The mummy being marketed in the show as unknown women "B" from the Deir el Bahari cache was, in fact, unknown women "D" from the tomb of Amenhotep II in the Valley of the Kings complete with her raised toe on her left foot.
The fact that Dr. Zahi Hawass was able to accept that the mummy identified as Thutmosis I was not that king, is good, most people interested in this subject realized this many decades ago. However, it is worrying that unknown women "D" now has CT scan records identified as belonging to unknown women "B".
With such an obvious mistake occurring it leaves me to wonder about the final sensational results of the finding of Hatshepsut, though all appears to be well.
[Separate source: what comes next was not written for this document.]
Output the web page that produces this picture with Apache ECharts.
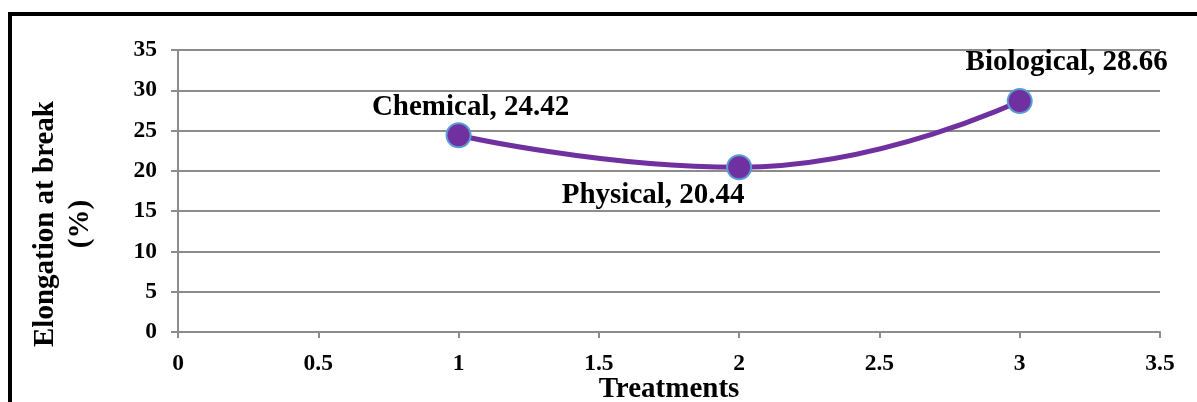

How such a mistake could occur among all these experts from the Supreme Council of Antiquities, its director, as well as the staff of the Cairo Egyptian museum amazes me that not one of them realized the error.
Dr. Hawass should correct this mistake before the CT scan on unknown women "D" gets filed away under the title of unknown women "B" and forgotten. The mistake, unfortunately, is almost as big as the discovery.
Small and misleading graphic showing unknown woman "A" lying next to unknown woman "B" with the Hatshepsut box described as being between them in the last chamber of DB320. To my knowledge, the excavator of DB320 never made any notes in regard to the position that either of these mummies or the box were found in the tomb.
All, in all I was entertained partly because of the mistakes.